Le 27 novembre 2017, après une étude de poste et des conditions de travail du salarié, le médecin du travail a rendu un avis d’inaptitude au poste de travail, précisant que le « reclassement [est] possible sur un poste sédentaire sans manutention de charges, [dans un] rayon [autour du] domicile maximum de 20 km ».
Par courrier du 6 février 2018, la société a notifié au salarié son licenciement pour inaptitude et impossibilité de reclassement.
Saisi sur requête du salarié, par jugement du 3 février 2020, le conseil de prud’hommes de Villefranche-sur-Saône a,
– jugé que le licenciement pour inaptitude fondé,
– débouté le salarié de l’ensemble de ses demandes,
– mis les dépens de l’instance à sa charge.
Le jugement lui ayant été notifié le 5 février 2020, le salarié en a relevé appel le 21 février 2020.
Dans ses dernières conclusions notifiées le 22 juin 2020, auxquelles il convient de se reporter pour l’exposé détaillé de ses moyens, le salarié demande à la cour de :
– juger son appel recevable, bien fondé et justifié,
– réformer le jugement en tous ses chefs de jugement critiqués,
À titre principal,
– juger que son licenciement est sans cause réelle et sérieuse,
– condamner en conséquence la société à lui verser la somme de 65 000 euros de dommages-intérêts en réparation du licenciement sans cause réelle et sérieuse sur le fondement de l’article L. 1235-3 du code du travail,
À titre subsidiaire,
– juger que son licenciement a été prononcé en méconnaissance des dispositions du dernier alinéa de l’article L. 1226-12 du code du travail,
– condamner en conséquence la société à lui verser la somme de 65 000 euros de dommages-intérêts en réparation du licenciement sans cause réelle et sérieuse sur le fondement de l’article L. 1226-15 du code du travail,
En tout état de cause,
– juger que la convention de forfait en jours du 1er novembre 2016 lui est inopposable,
– condamner la société à lui verser le rappel d’heures supplémentaires suivant :
27 334,35 euros au titre de l’année 2015, outre 2 733,43 euros au titre des congés payés afférents,
27 427,20 euros au titre de l’année 2016, outre 2 742,72 euros au titre des congés payés afférents,
– condamner la société à lui verser la somme de 19 427,60 euros au titre des repos compensateurs non pris,
– juger que la société a intentionnellement dissimulé les heures supplémentaires qu’il a réalisées,
– condamner en conséquence la société à lui verser la somme de 26 000 euros à titre de réparation forfaitaire de travail dissimulé,
– juger que la société a manqué à son obligation de sécurité en l’exposant au transport prohibé de matières dangereuses,
– condamner en conséquence la société à lui verser la somme de 5 000 euros de dommages-intérêts en réparation du préjudice d’anxiété résultant du manquement de l’employeur à son obligation de sécurité,
– juger que les sommes produiront intérêts au taux légal à compter de la demande en justice,
– condamner la société à lui verser la somme de 3 500 euros sur le fondement des dispositions de l’article 700 du code de procédure civile et la condamner aux dépens.

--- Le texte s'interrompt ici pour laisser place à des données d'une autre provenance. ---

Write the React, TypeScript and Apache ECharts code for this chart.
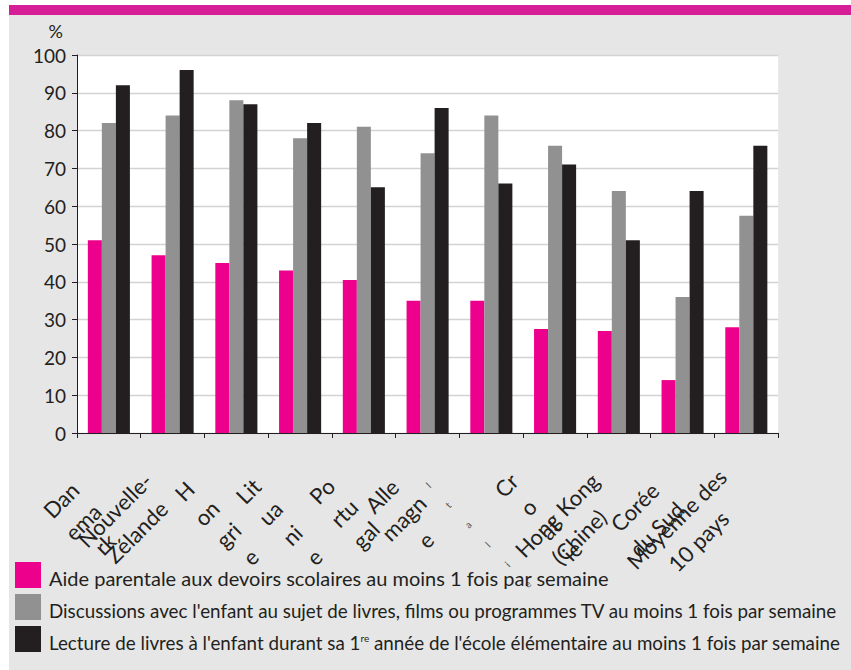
import React, { useEffect, useRef } from 'react';
import * as echarts from 'echarts';

// ---- Data ----
const categories = [
  'Danemark',
  'Nouvelle-Zélande',
  'Hongrie',
  'Lituanie',
  'Portugal',
  'Allemagne',
  'Italie',
  'Croatie',
  'Hong Kong (Chine)',
  'Corée du Sud',
  'Moyenne des 10 pays',
];

// how each category label is broken into lines in the reference
const categoryLabelLines = [
  ['Dan', 'ema', 'rk'],
  ['Nouvelle-', 'Zélande'],
  ['H', 'on', 'gri', 'e'],
  ['Lit', 'ua', 'ni', 'e'],
  ['Po', 'rtu', 'gal'],
  ['Alle', 'magn', 'e'],
  ['I', 't', 'a', 'l', 'i', 'e'],
  ['Cr', 'o', 'at', 'ie'],
  ['Hong Kong', '(Chine)'],
  ['Corée', 'du Sud'],
  ['Moyenne des', '10 pays'],
];

const seriesNames = [
  'Aide parentale aux devoirs scolaires au moins 1 fois par semaine',
  "Discussions avec l'enfant au sujet de livres, films ou programmes TV au moins 1 fois par semaine",
  "Lecture de livres à l'enfant durant sa 1re année de l'école élémentaire au moins 1 fois par semaine",
];

const aideValues = [51, 47, 45, 43, 40.5, 35, 35, 27.5, 27, 14, 28];
const discussionValues = [82, 84, 88, 78, 81, 74, 84, 76, 64, 36, 57.5];
const lectureValues = [92, 96, 87, 82, 65, 86, 66, 71, 51, 64, 76];

const yMin = 0;
const yMax = 100;
const yStep = 10;
const yUnit = '%';

// ---- Layout / style ----
const COLORS = ['#ec008c', '#929192', '#231f20'];
const TEXT = '#231f20';
const FONT = 'Lato, "Open Sans", sans-serif';

// screen offsets (dx, dy) of each x label block centre relative to its anchor
const LABEL_OFFSETS: [number, number][] = [
  [-26, 2], [-47, 1], [-19, 4], [-19, 4], [-20, -7], [-24, -2],
  [-14, 14], [-16, -2], [-51, 6], [-37, -2], [-59, 10],
];

function buildRich() {
  const rich: Record<string, any> = {};
  LABEL_OFFSETS.forEach(([dx, dy], i) => {
    const u = 0.7071 * (dx - dy);
    const v = 0.7071 * (dx + dy);
    const isTiny = i === 6;
    rich['t' + i] = {
      align: 'center',
      fontSize: isTiny ? 10 : 22,
      lineHeight: isTiny ? 28 : 31,
      fontFamily: FONT,
      color: isTiny ? '#555555' : TEXT,
      padding: [0, Math.max(0, -2 * u), 0, Math.max(0, 2 * u)],
    };
    rich['s' + i] = {
      fontSize: 1,
      lineHeight: Math.max(1, Math.abs(2 * v)),
    };
  });
  return rich;
}

function labelFormatter(_value: string, index: number) {
  const [dx, dy] = LABEL_OFFSETS[index];
  const v = 0.7071 * (dx + dy);
  const lines = categoryLabelLines[index].map((l) => `{t${index}|${l}}`);
  const spacer = `{s${index}| }`;
  if (v < 0) lines.push(spacer);
  else lines.unshift(spacer);
  return lines.join('\n');
}

export default function App() {
  const ref = useRef<HTMLDivElement>(null);

  useEffect(() => {
    if (!ref.current) return;
    const chart = echarts.init(ref.current, undefined, { renderer: 'svg' });
    const values = [aideValues, discussionValues, lectureValues];

    chart.setOption({
      animation: false,
      textStyle: { fontFamily: FONT, color: TEXT },
      color: COLORS,
      graphic: [
        {
          type: 'rect',
          silent: true,
          shape: { x: 9, y: 5, width: 842, height: 10 },
          style: { fill: '#d61f96' },
        },
      ],
      grid: {
        left: 77,
        top: 55,
        width: 706,
        height: 378,
        show: true,
        backgroundColor: '#ffffff',
        borderWidth: 0,
      },
      legend: {
        orient: 'vertical',
        left: 15,
        top: 562,
        padding: 0,
        itemWidth: 26,
        itemHeight: 26,
        itemGap: 6,
        icon: 'rect',
        selectedMode: false,
        data: seriesNames,
        textStyle: {
          fontFamily: FONT,
          color: TEXT,
          fontSize: 19,
          padding: [6, 0, 0, 3],
          rich: {
            a: { fontSize: 20, fontFamily: FONT, color: TEXT },
            b: { fontSize: 18.8, fontFamily: FONT, color: TEXT },
            sup: { fontSize: 10, fontFamily: FONT, color: TEXT, verticalAlign: 'top' },
          },
        },
        formatter: (name: string) => {
          if (name === seriesNames[0]) return `{a|${name}}`;
          if (name === seriesNames[2]) {
            const idx = name.indexOf('1re');
            return `{b|${name.slice(0, idx + 1)}}{sup|re}{b|${name.slice(idx + 3)}}`;
          }
          return `{b|${name}}`;
        },
      },
      xAxis: {
        type: 'category',
        data: categories,
        axisLine: { show: true, lineStyle: { color: TEXT, width: 1 } },
        axisTick: { show: true, length: 5, lineStyle: { color: TEXT } },
        axisLabel: {
          interval: 0,
          rotate: 45,
          align: 'center',
          verticalAlign: 'middle',
          margin: 87,
          formatter: labelFormatter,
          rich: buildRich(),
        },
        splitLine: { show: false },
      },
      yAxis: {
        type: 'value',
        min: yMin,
        max: yMax,
        interval: yStep,
        name: yUnit,
        nameLocation: 'end',
        nameGap: 24,
        nameTextStyle: {
          fontFamily: FONT,
          fontSize: 18,
          color: TEXT,
          align: 'right',
          verticalAlign: 'middle',
          padding: [0, 14, 0, 0],
        },
        axisLine: { show: true, lineStyle: { color: TEXT, width: 1 } },
        axisTick: { show: true, length: 5, lineStyle: { color: TEXT } },
        axisLabel: { fontFamily: FONT, fontSize: 19, color: TEXT, margin: 11 },
        splitLine: { show: true, lineStyle: { color: '#d3d3d3', width: 1.3 } },
      },
      series: seriesNames.map((name, i) => ({
        name,
        type: 'bar',
        data: values[i],
        barGap: '0%',
        barCategoryGap: '34%',
        itemStyle: { color: COLORS[i] },
      })),
    });

    return () => chart.dispose();
  }, []);

  return (
    <div style={{ position: 'absolute', left: 0, top: 0, width: 851, height: 670, background: '#ffffff' }}>
      <div
        style={{ position: 'absolute', left: 9, top: 5, width: 842, height: 665, background: '#e6e6e6' }}
      />
      <div ref={ref} style={{ position: 'absolute', left: 0, top: 0, width: 851, height: 670 }} />
    </div>
  );
}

Dans ses dernières conclusions notifiées le 12 octobre 2020, auxquelles il convient de se reporter pour l’exposé détaillé de ses moyens, la société demande à la cour de :
– confirmer le jugement en toutes ses dispositions,
Par conséquent :
– débouter le salarié de l’ensemble de ses demandes, fins et conclusions,
A titre reconventionnel,
– condamner le salarié à lui verser la somme de 3 500 euros au titre de l’article 700 du code de procédure civile et aux dépens.
L’ordonnance de clôture est intervenue le 8 mars 2022.

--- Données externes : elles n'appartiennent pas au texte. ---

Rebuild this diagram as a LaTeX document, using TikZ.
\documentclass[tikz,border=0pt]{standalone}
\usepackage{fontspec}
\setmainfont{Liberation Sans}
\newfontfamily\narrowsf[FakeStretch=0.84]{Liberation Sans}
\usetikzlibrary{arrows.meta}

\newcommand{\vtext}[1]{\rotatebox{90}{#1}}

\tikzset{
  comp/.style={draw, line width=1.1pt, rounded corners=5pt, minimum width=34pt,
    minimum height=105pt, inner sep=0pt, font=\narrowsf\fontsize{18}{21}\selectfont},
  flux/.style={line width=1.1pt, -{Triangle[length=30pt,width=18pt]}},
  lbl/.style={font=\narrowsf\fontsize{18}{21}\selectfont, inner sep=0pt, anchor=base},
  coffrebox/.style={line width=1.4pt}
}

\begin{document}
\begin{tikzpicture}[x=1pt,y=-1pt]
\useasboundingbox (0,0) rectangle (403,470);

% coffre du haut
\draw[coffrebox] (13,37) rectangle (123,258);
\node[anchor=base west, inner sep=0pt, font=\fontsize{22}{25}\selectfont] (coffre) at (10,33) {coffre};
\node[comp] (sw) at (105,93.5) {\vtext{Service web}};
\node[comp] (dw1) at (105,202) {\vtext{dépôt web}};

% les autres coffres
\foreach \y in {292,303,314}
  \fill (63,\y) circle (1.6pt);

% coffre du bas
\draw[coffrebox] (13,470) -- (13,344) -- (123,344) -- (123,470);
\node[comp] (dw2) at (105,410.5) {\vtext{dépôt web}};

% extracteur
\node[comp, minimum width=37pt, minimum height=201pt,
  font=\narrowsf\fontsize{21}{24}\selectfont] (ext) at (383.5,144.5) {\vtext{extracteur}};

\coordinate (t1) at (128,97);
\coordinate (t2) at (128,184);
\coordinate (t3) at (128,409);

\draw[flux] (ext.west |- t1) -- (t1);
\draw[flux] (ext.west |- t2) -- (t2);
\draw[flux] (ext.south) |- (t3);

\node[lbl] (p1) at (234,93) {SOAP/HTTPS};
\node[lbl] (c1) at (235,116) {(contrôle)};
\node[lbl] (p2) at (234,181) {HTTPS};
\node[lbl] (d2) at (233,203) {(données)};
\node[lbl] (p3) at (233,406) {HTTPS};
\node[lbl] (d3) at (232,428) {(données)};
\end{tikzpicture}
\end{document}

À l’audience du 1er avril 2022, la cour a invité la société à produire en cours de délibéré le document unique d’évaluation des risques en vigueur dans l’entreprise à la date de l’accident du travail survenu au salarié.

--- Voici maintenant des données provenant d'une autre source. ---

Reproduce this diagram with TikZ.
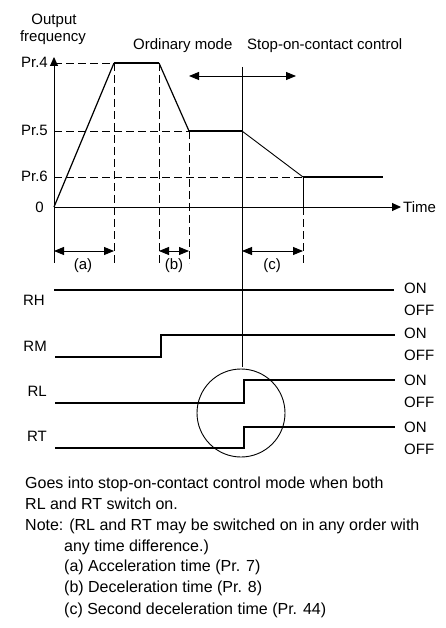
\documentclass[tikz,border=0pt]{standalone}
\usepackage{fontspec}
\setmainfont{Liberation Sans}
\usetikzlibrary{arrows.meta, positioning, calc}
\tikzset{
  guide/.style={dash pattern=on 8pt off 4pt, line width=0.8pt},
  plateau/.style={line width=2pt},
  ramp/.style={line width=1.2pt},
  signal/.style={line width=2pt, line join=miter},
  axis/.style={line width=0.9pt, -{Triangle[length=9pt, width=8pt]}},
  dimline/.style={line width=0.9pt, {Triangle[length=10pt, width=8pt]}-{Triangle[length=10pt, width=8pt]}},
  lbl/.style={inner sep=0pt},
  notetext/.style={inner sep=0pt, anchor=base west, font=\fontsize{16}{19}\selectfont},
}

\begin{document}
\begin{tikzpicture}[x=1pt, y=-1pt, font=\fontsize{15}{18}\selectfont]
  \useasboundingbox (0,0) rectangle (445,628);
  % frequency curve corners
  \coordinate (o) at (54,207);
  \coordinate (ytip) at (54,57);
  \coordinate (xtip) at (401,207);
  \coordinate (p1) at (114,63);
  \coordinate (p2) at (159,63);
  \coordinate (p3) at (189,131);
  \coordinate (p4) at (242,131);
  \coordinate (p5) at (303,177);
  \coordinate (p6) at (383,177);

  % guide lines
  \draw[guide] (54,63) -- (p1);
  \draw[guide] (54,131) -- (p3);
  \draw[guide] (54,177) -- (p5);
  \draw[guide] (p1) -- (114,263);
  \draw[guide] (p2) -- (159,263);
  \draw[guide] (p3) -- (189,263);
  \draw[line width=0.9pt] (p5) -- (303,207);
  \draw[guide] (303,207) -- (303,263);
  \draw[line width=0.9pt] (o) -- (54,263);
  \draw[line width=0.9pt] (242,67) -- (242,367);

  % axes
  \draw[axis] (o) -- (ytip);
  \draw[axis] (o) -- (xtip);
  \node[lbl, anchor=base west] (time) at (403,212) {Time};
  \node[lbl, anchor=base] (outlbl) at (54,25) {Output};
  \node[lbl, anchor=base] (freqlbl) at (53,42) {frequency};
  \node[lbl, anchor=base east] (pr4) at (48,68) {Pr.4};
  \node[lbl, anchor=base east] (pr5) at (48,136) {Pr.5};
  \node[lbl, anchor=base east] (pr6) at (48,182) {Pr.6};
  \node[lbl, anchor=base east] (zero) at (44,212) {0};

  % output frequency
  \draw[ramp] (o) -- (p1);
  \draw[plateau] (p1) -- (p2);
  \draw[ramp] (p2) -- (p3);
  \draw[plateau] (p3) -- (p4);
  \draw[line width=0.9pt] (p4) -- (p5);
  \draw[plateau] (p5) -- (p6);

  % modes
  \node[lbl, anchor=base west] (ordmode) at (133,50) {Ordinary mode};
  \node[lbl, anchor=base west] (socmode) at (247,50) {Stop-on-contact control};
  \draw[dimline] (189,76) -- (296,76);

  % time spans
  \draw[dimline] (54,251) -- (114,251);
  \draw[dimline] (159,251) -- (189,251);
  \draw[dimline] (242,251) -- (303,251);
  \node[lbl, anchor=base] (spana) at (83,269) {(a)};
  \node[lbl, anchor=base] (spanb) at (174,269) {(b)};
  \node[lbl, anchor=base] (spanc) at (272,269) {(c)};

  % signals
  \draw[signal] (54,290) -- (394,290);
  \draw[signal] (55,357) -- (161,357) -- (161,335) -- (395,335);
  \draw[signal] (55,403) -- (244,403) -- (244,380) -- (395,380);
  \draw[signal] (55,448) -- (244,448) -- (244,427) -- (395,427);
  \draw[line width=0.9pt] (241,413) circle (44);
  \node[lbl, anchor=base east] (rh) at (45,305) {RH};
  \node[lbl, anchor=base east] (rm) at (47,351) {RM};
  \node[lbl, anchor=base east] (rl) at (47,396) {RL};
  \node[lbl, anchor=base east] (rt) at (47,441) {RT};
  \foreach \y/\nm in {288/rh, 333/rm, 380/rl, 427/rt} {
    \node[lbl, anchor=west] (on\nm) at (404,\y) {ON};
    \node[lbl, anchor=west] (off\nm) at (404,\y+22) {OFF};
  }

  % notes
  \node[notetext] (note1) at (25,488) {Goes into stop-on-contact control mode when both};
  \node[notetext] (note2) at (25,509) {RL and RT switch on.};
  \node[notetext] (note3) at (25,530) {Note: (RL and RT may be switched on in any order with};
  \node[notetext] (note4) at (64,551) {any time difference.)};
  \node[notetext] (note5) at (64,571) {(a) Acceleration time (Pr. 7)};
  \node[notetext] (note6) at (64,592) {(b) Deceleration time (Pr. 8)};
  \node[notetext] (note7) at (64,614) {(c) Second deceleration time (Pr. 44)};
\end{tikzpicture}
\end{document}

La société a procédé à cette production par courrier reçu le 15 avril 2022.
MOTIFS DE LA DÉCISION
1. Sur les demandes relatives à l’exécution du contrat de travail
3.1. Sur la demande de rappels de salaire au titre des heures supplémentaires
Le salarié soutient que la société lui a unilatéralement appliqué une convention de forfait en jours à compter du mois de juillet 2011 ; que ce n’est que le 1er novembre 2016 qu’il a accepté le principe d’une telle convention par un avenant signé en contrepartie de la majoration de son salaire ; que pour autant, son employeur n’a jamais procédé au moindre contrôle de sa charge de travail ; qu’aucun entretien annuel n’a jamais été organisé à cet effet ; que dès lors, la convention de forfait lui est inopposable ; qu’il a effectué de nombreuses heures supplémentaires, rendues nécessaires par les tâches qui lui étaient confiées et le caractère vaste de son périmètre d’activité ; qu’il est donc bien fondé à solliciter la condamnation de la société à lui payer les sommes à titre de rappel d’heures supplémentaires au titre des années 2015 et 2016.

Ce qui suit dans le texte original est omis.